[Start Recorded information]
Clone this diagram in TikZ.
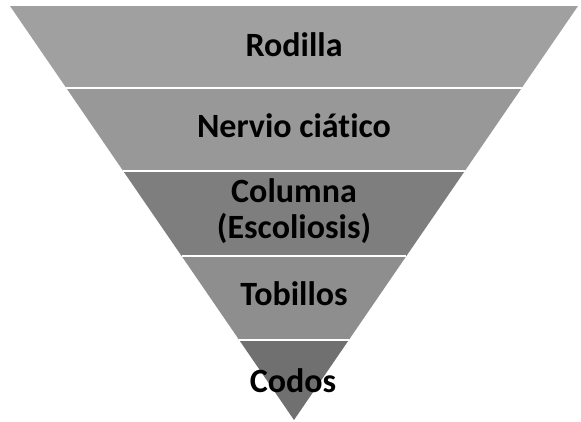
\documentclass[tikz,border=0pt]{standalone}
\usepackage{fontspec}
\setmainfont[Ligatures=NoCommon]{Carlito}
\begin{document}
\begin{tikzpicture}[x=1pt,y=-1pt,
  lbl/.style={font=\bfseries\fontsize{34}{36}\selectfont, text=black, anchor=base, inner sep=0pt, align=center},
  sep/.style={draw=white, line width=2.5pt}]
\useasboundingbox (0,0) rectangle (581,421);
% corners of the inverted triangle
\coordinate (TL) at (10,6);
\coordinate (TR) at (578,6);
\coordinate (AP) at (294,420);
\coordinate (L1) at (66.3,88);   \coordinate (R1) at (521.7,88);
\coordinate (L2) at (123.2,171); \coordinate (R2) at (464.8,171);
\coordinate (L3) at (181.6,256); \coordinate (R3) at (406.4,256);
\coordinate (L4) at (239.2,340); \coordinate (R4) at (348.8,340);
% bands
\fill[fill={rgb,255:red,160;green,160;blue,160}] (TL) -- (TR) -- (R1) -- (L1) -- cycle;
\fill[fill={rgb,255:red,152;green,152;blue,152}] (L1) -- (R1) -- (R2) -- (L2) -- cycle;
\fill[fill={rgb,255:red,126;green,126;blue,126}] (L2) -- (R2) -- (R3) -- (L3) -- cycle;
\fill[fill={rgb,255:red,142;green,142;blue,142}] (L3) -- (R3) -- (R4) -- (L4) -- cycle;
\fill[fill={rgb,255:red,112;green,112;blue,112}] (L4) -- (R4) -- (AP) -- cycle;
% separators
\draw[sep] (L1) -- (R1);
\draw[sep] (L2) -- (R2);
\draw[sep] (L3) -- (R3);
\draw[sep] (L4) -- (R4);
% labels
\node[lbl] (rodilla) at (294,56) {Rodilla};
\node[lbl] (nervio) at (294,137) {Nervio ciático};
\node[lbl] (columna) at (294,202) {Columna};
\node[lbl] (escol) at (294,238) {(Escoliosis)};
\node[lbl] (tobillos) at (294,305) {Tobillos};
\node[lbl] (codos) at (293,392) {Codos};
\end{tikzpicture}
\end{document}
[End Recorded information]
• [What you have to do]
Output the material word for word, omitting its pictures.

• [Result below]
Clone this diagram in TikZ.
\documentclass[tikz,border=0pt]{standalone}
\usepackage{fontspec}
\setmainfont[Ligatures=NoCommon]{Carlito}
\begin{document}
\begin{tikzpicture}[x=1pt,y=-1pt,
  lbl/.style={font=\bfseries\fontsize{34}{36}\selectfont, text=black, anchor=base, inner sep=0pt, align=center},
  sep/.style={draw=white, line width=2.5pt}]
\useasboundingbox (0,0) rectangle (581,421);
% corners of the inverted triangle
\coordinate (TL) at (10,6);
\coordinate (TR) at (578,6);
\coordinate (AP) at (294,420);
\coordinate (L1) at (66.3,88);   \coordinate (R1) at (521.7,88);
\coordinate (L2) at (123.2,171); \coordinate (R2) at (464.8,171);
\coordinate (L3) at (181.6,256); \coordinate (R3) at (406.4,256);
\coordinate (L4) at (239.2,340); \coordinate (R4) at (348.8,340);
% bands
\fill[fill={rgb,255:red,160;green,160;blue,160}] (TL) -- (TR) -- (R1) -- (L1) -- cycle;
\fill[fill={rgb,255:red,152;green,152;blue,152}] (L1) -- (R1) -- (R2) -- (L2) -- cycle;
\fill[fill={rgb,255:red,126;green,126;blue,126}] (L2) -- (R2) -- (R3) -- (L3) -- cycle;
\fill[fill={rgb,255:red,142;green,142;blue,142}] (L3) -- (R3) -- (R4) -- (L4) -- cycle;
\fill[fill={rgb,255:red,112;green,112;blue,112}] (L4) -- (R4) -- (AP) -- cycle;
% separators
\draw[sep] (L1) -- (R1);
\draw[sep] (L2) -- (R2);
\draw[sep] (L3) -- (R3);
\draw[sep] (L4) -- (R4);
% labels
\node[lbl] (rodilla) at (294,56) {Rodilla};
\node[lbl] (nervio) at (294,137) {Nervio ciático};
\node[lbl] (columna) at (294,202) {Columna};
\node[lbl] (escol) at (294,238) {(Escoliosis)};
\node[lbl] (tobillos) at (294,305) {Tobillos};
\node[lbl] (codos) at (293,392) {Codos};
\end{tikzpicture}
\end{document}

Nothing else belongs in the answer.